Suppose that under this statute the corporate powers of the St. Louis County Railroad Company ceased, because of its failure to complete and put in operation any part of the road within ten years, that it thereby forfeited its franchise to be a.corporation; and suppose *178further that a decree of forfeiture had been duly pronounced, still its unsold property would vest in the directors for the purpose of paying its debts and for distribution among the stockholders. R. S. 1879, sec. 744; McCoy v. Farmer, 65 Mo. 244; Powell v. Railroad, 42 Mo. 63. So, if its right of way or any part thereof had been sold before the forfeiture, the title to the part sold would not revert to the original grantor simply because the St. Louis County Railroad Company had ceased to be a corporation.

If the plaintiffs have any right to the possession of the property in suit, it is because there has been a breach of the conditions subsequent in the deed of their ancestor. The deed purports to be made “in consideration of the benefit and advantages.arising from the location, construction and operation of the St. Louis County Railroad and of the sum of one dollar.” The conveyance is to the company, “its successors and assigns.” The deed contains this additional stipulation : “ This agreement is made for the location, construction and maintenance of said railroad, and for that use and purpose only, and this license to operate in perpetuity if said railroad company, its successors and assigns, shall continue to maintain and operate their railroad, and to cease with the non-use of the same for such purpose.”

Now we have seen that the St. Louis, Kansas City & Northern Railway Company built a railroad over the right of way to the Union Depot in St. Louis in 1875, three years after the date of the deed ; and it and its successor have ever since operated the same. At the date of the deed from the St. Louis County Railroad Company to the St. Louis, Kansas City & Northern Railway Company the title to the right of way was in the former company. The lines of the two companies connected at Forsyth junction. The power of the St. Louis County Railroad Company to dispose of its right of way from there to the Union Depot, six miles, for *179railroad purposes is not disputed.
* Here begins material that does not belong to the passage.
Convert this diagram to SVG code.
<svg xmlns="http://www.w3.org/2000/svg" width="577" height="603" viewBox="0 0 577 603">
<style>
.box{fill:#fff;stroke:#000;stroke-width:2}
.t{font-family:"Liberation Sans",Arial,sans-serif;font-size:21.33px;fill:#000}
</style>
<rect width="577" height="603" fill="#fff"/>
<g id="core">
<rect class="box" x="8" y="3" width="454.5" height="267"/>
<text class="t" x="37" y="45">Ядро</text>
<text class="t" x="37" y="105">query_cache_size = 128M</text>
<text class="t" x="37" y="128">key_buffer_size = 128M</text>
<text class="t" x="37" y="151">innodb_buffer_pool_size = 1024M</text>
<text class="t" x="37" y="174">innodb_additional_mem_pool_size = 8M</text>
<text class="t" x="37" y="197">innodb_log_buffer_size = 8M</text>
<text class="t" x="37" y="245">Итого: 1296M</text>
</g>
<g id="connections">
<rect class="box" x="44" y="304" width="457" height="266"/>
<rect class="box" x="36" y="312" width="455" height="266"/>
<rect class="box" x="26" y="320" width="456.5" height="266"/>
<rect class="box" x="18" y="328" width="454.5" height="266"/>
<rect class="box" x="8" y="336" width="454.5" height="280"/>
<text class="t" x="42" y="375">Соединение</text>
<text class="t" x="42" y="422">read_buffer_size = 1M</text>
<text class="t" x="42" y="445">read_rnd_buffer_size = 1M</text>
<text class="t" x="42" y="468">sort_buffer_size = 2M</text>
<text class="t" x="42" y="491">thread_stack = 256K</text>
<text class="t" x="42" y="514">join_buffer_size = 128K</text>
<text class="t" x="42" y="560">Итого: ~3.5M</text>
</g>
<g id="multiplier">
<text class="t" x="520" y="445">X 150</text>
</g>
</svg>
It follows that the only possible ground upon which plaintiffs can succeed is, that the conditions call for the construction and operation of a railroad also from Forsyth junction to Creve Coeur creek; and that the construction and operation of a road over the six miles is not a compliance with them. In making this claim, the plaintiffs contend that the deed must be read in the light of the law, which constituted the charter of the St. Louis County Railroad Company. Let this be conceded ; then it appears that the company could have built the six miles only, and if it had done no more, it would still be a corporation as to that six miles, even as against the state, and would have been and continued to be the rightful owner of the right of way in question. If that company could retain the right of way in question with only six miles of its road constructed, no reason is seen why the defendant may not do the same.

Again, conditions, subsequent are not favored in law, and are construed strictly, because they tend to destroy estates. 4 Kent Com. [10 Ed.] 150. When relied on to work a forfeiture, they must be created in express terms or by clear implication. 1 Wash, on Real Prop. [3 Ed.] 469. Keeping these rules in view, we are of the opinion that this deed cannot be construed as upon a condition that the road shall be built for the entire charter route of the grantee. No such a condition is created in express terms, nor does it appear by clear implication. The fair construction of the deed is that the property conveyed must be used for the construction and operation of a railroad thereon. This deed is not unlike those generally used for granting a right of way to railroad companies, and we are not cited to nor are we aware of-any adjudicated case which would give to this deed the construction contended for by the plaintiffs.

Our conclusion is that the conditions in this deed *180have been performed by the grantee of the St. Louis County Railroad Company, and that the plaintiffs have not shown any right whatever to the possession of the property in question; and the judgment is affirmed.

Rat, J., absent. The other judges concur.